(DATA EXCERPT):
begin

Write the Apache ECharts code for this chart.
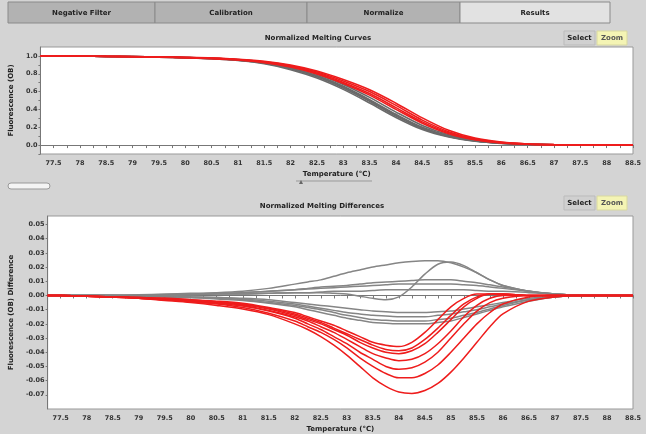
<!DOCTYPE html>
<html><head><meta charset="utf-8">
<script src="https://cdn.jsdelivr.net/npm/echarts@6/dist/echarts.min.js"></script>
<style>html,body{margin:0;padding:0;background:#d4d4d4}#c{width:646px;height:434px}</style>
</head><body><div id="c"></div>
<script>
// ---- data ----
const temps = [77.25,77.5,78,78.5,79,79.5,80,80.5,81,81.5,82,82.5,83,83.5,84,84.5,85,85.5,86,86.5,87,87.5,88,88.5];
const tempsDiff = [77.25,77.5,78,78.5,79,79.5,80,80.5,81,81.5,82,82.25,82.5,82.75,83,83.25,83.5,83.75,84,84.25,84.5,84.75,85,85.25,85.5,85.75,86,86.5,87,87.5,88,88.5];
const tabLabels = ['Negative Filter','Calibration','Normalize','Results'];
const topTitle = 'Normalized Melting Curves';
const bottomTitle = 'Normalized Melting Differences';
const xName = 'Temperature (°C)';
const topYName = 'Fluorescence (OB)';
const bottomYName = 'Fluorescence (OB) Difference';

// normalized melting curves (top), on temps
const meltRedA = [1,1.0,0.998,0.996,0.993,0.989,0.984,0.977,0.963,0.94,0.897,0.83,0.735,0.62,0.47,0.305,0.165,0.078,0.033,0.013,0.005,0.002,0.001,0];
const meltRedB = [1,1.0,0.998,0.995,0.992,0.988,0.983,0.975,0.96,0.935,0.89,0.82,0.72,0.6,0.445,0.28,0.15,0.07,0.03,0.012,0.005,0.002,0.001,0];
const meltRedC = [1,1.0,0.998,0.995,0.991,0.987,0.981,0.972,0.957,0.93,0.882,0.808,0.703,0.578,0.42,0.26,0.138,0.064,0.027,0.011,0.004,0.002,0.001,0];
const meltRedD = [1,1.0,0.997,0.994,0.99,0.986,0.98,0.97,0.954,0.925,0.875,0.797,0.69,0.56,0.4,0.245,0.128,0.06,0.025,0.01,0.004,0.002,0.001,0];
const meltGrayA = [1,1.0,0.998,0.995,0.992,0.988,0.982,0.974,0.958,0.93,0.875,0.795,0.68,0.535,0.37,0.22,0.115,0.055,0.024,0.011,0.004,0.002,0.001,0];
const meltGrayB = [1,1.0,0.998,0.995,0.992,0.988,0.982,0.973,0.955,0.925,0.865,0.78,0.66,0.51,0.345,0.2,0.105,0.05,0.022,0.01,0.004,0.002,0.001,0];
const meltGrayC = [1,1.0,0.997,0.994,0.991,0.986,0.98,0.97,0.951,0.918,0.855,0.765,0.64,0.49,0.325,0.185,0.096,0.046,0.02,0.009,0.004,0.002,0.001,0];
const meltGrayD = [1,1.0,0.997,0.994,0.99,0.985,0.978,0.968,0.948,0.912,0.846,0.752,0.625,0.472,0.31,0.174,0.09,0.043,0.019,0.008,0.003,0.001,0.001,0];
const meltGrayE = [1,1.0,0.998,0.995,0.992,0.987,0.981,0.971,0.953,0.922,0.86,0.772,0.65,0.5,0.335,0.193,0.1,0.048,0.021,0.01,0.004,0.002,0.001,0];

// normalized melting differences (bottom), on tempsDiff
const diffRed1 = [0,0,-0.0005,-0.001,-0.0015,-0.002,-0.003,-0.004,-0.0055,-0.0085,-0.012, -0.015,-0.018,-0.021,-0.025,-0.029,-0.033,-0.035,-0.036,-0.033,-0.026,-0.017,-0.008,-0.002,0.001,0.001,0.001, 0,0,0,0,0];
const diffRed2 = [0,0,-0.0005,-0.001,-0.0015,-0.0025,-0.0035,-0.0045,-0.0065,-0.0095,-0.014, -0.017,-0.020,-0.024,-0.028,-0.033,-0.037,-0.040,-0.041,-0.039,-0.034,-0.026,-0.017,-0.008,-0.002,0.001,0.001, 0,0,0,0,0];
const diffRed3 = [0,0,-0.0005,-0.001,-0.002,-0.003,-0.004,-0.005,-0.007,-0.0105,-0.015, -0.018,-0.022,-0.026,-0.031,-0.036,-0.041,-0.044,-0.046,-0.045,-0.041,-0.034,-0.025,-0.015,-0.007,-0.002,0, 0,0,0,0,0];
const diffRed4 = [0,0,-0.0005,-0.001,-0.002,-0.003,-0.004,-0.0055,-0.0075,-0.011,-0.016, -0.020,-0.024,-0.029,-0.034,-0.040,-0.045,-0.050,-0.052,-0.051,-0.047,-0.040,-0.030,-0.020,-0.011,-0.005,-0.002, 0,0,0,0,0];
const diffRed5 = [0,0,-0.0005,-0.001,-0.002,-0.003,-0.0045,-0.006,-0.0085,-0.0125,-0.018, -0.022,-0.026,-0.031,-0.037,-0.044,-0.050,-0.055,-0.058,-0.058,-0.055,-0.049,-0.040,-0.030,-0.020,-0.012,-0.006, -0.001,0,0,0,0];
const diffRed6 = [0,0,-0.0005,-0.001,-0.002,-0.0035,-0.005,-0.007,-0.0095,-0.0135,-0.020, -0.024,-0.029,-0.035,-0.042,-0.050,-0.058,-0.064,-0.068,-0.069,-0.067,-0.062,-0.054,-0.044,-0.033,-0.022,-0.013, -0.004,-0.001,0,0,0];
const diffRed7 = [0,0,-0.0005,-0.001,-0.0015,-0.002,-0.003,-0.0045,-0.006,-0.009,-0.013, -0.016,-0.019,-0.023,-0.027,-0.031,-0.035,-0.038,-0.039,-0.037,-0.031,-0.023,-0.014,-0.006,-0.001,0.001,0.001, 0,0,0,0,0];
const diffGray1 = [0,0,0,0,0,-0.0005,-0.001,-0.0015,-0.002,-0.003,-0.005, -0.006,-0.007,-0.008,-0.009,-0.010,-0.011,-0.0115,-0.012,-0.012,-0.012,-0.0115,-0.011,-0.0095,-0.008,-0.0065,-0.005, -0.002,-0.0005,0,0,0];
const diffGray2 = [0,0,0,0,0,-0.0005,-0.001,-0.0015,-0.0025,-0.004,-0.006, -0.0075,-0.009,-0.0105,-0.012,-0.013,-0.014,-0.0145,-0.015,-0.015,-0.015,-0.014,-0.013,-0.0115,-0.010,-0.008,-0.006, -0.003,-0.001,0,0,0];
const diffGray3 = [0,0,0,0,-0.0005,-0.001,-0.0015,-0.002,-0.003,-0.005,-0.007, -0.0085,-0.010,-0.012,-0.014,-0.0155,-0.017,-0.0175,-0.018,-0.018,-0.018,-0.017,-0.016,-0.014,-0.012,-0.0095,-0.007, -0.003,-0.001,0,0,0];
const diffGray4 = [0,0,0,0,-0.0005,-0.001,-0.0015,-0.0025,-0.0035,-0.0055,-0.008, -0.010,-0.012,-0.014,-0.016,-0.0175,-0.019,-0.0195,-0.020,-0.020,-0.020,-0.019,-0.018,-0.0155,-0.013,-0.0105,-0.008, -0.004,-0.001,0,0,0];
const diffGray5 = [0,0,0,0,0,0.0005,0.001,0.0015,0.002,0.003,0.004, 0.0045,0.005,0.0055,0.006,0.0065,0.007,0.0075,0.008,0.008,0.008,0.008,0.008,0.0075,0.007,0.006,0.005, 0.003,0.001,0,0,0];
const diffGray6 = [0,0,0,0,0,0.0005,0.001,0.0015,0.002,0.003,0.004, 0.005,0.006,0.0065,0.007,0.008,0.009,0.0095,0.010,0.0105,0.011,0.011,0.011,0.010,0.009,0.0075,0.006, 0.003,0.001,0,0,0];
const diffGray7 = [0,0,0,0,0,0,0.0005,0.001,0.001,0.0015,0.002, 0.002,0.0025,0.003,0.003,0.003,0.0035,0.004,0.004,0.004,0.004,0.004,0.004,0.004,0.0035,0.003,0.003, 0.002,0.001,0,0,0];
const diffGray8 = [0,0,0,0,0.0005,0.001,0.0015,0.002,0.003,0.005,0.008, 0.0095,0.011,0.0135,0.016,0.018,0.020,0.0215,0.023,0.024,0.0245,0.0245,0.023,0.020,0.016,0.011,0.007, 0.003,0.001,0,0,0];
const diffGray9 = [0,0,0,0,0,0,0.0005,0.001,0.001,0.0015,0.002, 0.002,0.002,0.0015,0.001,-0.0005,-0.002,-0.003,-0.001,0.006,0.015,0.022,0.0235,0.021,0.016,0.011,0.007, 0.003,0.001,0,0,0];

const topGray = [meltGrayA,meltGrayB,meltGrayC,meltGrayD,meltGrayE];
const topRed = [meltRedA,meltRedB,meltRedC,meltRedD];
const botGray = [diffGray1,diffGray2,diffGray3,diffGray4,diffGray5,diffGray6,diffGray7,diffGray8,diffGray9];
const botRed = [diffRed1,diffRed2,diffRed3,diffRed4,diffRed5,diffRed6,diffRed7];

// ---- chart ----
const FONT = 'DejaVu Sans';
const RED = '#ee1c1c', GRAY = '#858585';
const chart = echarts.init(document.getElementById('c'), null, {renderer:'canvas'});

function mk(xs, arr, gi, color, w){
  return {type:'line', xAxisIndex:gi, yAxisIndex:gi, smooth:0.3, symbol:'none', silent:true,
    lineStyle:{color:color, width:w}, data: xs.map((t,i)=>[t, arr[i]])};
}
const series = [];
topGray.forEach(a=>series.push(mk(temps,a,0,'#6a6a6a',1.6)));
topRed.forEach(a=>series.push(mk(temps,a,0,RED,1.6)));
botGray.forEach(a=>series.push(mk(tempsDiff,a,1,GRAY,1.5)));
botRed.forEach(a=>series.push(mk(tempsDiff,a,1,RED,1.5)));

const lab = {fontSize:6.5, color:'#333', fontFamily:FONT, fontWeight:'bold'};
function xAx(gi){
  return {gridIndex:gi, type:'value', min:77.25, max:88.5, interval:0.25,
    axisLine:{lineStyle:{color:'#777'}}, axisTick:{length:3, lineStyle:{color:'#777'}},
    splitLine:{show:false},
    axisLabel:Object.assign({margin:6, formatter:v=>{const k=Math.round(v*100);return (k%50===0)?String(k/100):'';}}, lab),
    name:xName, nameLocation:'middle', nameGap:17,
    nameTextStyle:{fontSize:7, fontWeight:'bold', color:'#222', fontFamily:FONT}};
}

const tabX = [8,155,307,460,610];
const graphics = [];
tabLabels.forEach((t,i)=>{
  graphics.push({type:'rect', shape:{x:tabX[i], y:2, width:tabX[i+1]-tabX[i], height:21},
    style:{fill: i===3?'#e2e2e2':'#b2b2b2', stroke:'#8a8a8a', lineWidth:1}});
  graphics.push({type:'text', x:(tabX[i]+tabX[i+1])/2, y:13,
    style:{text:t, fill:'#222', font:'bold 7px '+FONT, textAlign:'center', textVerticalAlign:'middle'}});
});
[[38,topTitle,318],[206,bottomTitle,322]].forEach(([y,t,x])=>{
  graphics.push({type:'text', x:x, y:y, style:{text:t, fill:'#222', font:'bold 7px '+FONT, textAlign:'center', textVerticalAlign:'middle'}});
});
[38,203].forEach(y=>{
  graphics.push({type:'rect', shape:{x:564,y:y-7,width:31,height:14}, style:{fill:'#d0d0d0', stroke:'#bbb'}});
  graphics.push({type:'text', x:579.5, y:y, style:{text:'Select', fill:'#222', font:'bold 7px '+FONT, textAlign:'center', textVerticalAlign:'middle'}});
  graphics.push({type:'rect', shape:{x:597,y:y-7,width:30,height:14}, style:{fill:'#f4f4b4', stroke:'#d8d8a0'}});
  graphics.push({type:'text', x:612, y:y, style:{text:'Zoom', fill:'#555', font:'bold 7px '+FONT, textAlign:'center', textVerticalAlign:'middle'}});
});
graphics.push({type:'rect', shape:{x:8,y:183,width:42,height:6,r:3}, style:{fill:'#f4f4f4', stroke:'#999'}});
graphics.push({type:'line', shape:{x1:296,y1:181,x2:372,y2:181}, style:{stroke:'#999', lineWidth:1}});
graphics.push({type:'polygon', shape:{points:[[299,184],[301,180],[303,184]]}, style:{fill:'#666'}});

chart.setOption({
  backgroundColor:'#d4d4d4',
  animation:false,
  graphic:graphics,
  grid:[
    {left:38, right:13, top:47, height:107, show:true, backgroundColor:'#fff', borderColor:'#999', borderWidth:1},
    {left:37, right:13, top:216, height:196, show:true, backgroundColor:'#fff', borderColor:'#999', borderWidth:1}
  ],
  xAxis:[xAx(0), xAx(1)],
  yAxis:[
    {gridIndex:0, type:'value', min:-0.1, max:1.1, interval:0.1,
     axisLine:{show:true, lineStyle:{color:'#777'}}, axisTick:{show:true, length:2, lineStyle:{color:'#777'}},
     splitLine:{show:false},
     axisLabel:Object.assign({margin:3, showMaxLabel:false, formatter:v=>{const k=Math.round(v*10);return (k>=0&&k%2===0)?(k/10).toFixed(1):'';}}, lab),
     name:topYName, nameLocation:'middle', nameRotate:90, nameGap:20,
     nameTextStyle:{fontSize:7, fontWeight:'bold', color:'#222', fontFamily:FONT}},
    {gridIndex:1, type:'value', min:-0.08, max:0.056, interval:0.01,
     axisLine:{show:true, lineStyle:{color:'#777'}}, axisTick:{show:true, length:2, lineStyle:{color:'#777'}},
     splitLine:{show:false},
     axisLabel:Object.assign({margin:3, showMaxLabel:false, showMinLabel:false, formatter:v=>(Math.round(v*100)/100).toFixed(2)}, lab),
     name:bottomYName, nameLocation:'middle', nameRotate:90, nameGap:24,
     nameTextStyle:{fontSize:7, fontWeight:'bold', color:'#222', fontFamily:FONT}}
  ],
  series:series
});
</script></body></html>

end

Leave out the pictures. Transcribe only the lines above, from the first through the one that contains "const bottomYName = 'Fluorescence".

Write the Apache ECharts code for this chart.
<!DOCTYPE html>
<html><head><meta charset="utf-8">
<script src="https://cdn.jsdelivr.net/npm/echarts@6/dist/echarts.min.js"></script>
<style>html,body{margin:0;padding:0;background:#d4d4d4}#c{width:646px;height:434px}</style>
</head><body><div id="c"></div>
<script>
// ---- data ----
const temps = [77.25,77.5,78,78.5,79,79.5,80,80.5,81,81.5,82,82.5,83,83.5,84,84.5,85,85.5,86,86.5,87,87.5,88,88.5];
const tempsDiff = [77.25,77.5,78,78.5,79,79.5,80,80.5,81,81.5,82,82.25,82.5,82.75,83,83.25,83.5,83.75,84,84.25,84.5,84.75,85,85.25,85.5,85.75,86,86.5,87,87.5,88,88.5];
const tabLabels = ['Negative Filter','Calibration','Normalize','Results'];
const topTitle = 'Normalized Melting Curves';
const bottomTitle = 'Normalized Melting Differences';
const xName = 'Temperature (°C)';
const topYName = 'Fluorescence (OB)';
const bottomYName = 'Fluorescence (OB) Difference';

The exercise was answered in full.